Centralised Monitoring System Of India Needs Parliamentary Oversight

All the Blogspot users of India must have noticed that their Blogs, both hosted and free one, were inaccessible for many hours. While Google’s Help Forum was flooded with queries and complaints, Google preferred to keep a mum and till date it has not come out with an answer in this regard.

Google has neither confirmed nor denied that Blogspot was blocked in India or it faced any technical glitch. However, a very educated and technical guess attributes this non availability of Blogspot to “experimental blocking” by the government of India.

So how this experimental blocking took place? This experimental blocking may have taken place with the help of the central monitoring system (CMS) of the government of India. CMS is one of the initiatives suggested by Kapil Sibal, Minister of Communication and Information Technology (MCIT). However, Kapil Sibal failed to provide any procedural and constitutional safeguards to prevent the abuse of this system.

In the meantime, the Cabinet Committee on Security (CCS) has suggested that phone tapping should be done directly from the Centre without the involvement of the telecom operators. Realising that constitutional impediments would be there, the CCS has already played the card of national security and claimed that since the proposal is related to national security, public accountability is not relevant.

This approach of CCS and MCIT is clearly unconstitutional and CCS must play a more positive and pro active role regarding protecting civil liberties of Indians. India presently does not have a constitutionally sound phone tapping and lawful interception law.
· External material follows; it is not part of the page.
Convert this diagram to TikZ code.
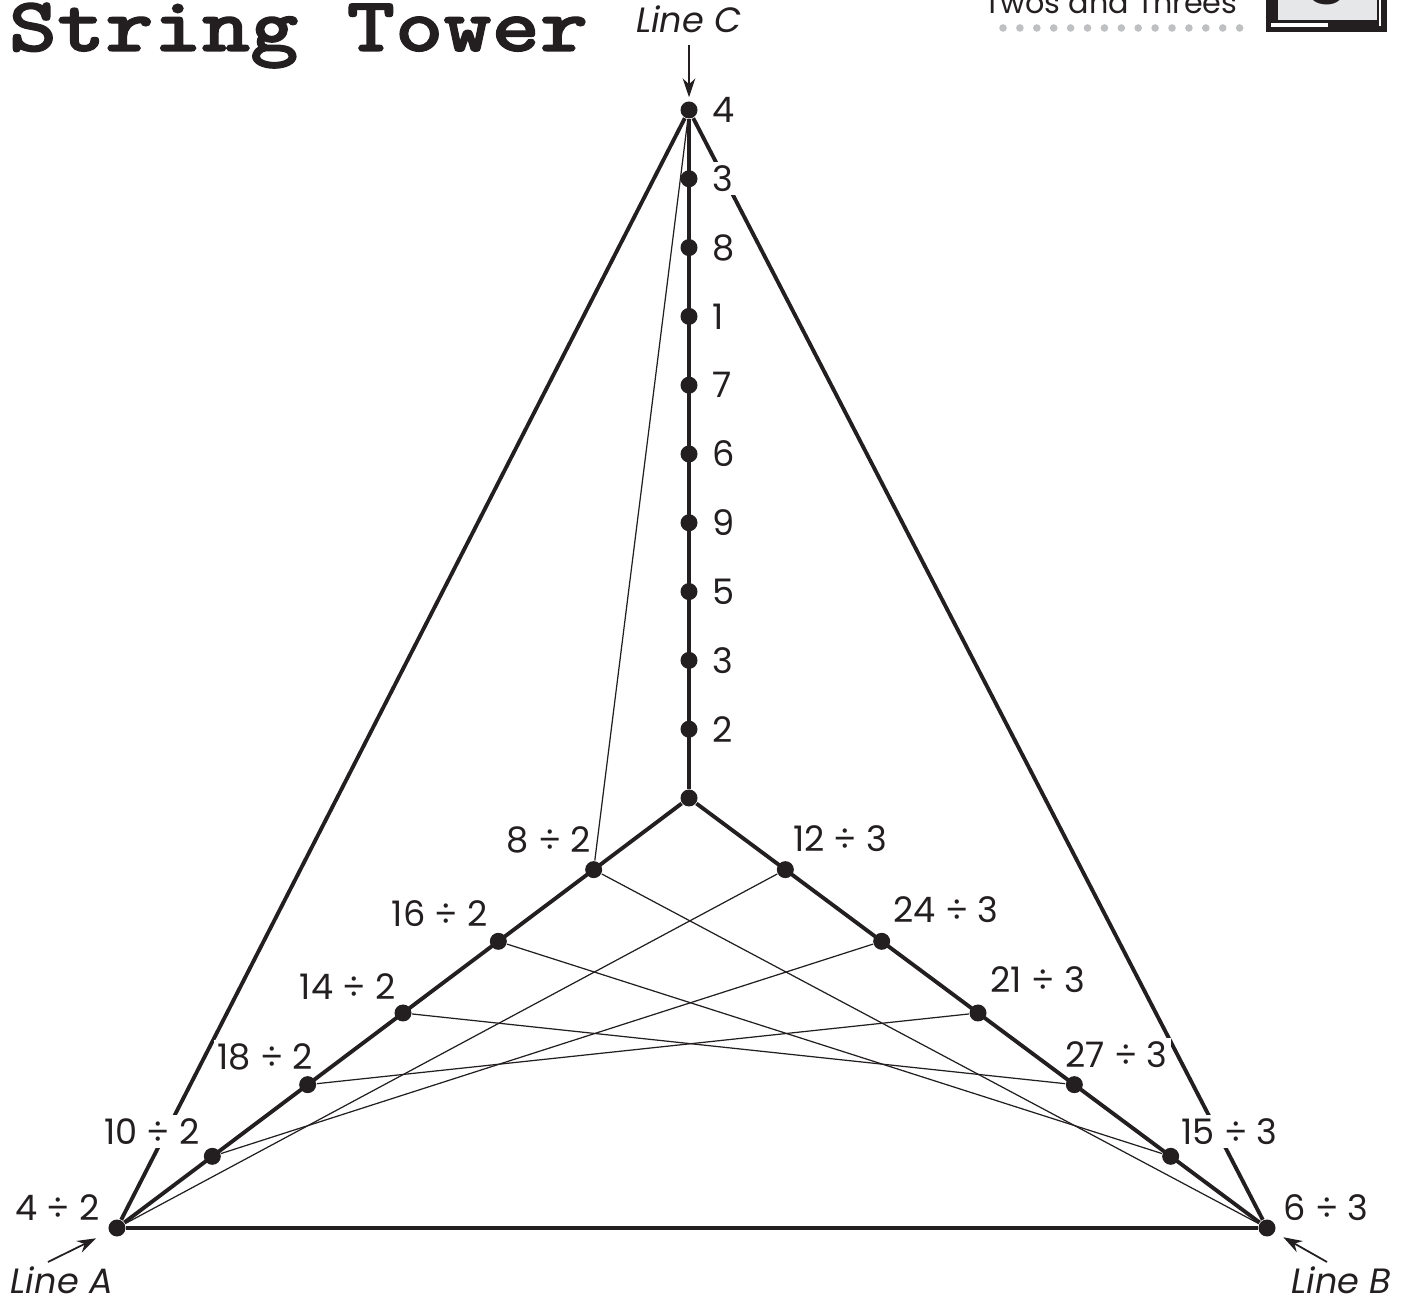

Even privacy laws are missing in India.

In these circumstance, there is an urgent need of Parliamentary Oversight of projects like Aadhar/UID, national intelligence grid (Natgrid), criminal tracking network and systems (CCTNS), CMS, etc.

This is more so when the Executive branch of Indian constitution has literally hijacked the constitution and there is no provision for “judicial review” of phone tapping and other unlawful interceptions made by the Indian government and its agencies.

These projects and activities of Indian government and its agencies only prove that India is witnessing a complete “constitutional failure” and if Indian government still does not wakes up, it would be too late to do anything in this regard.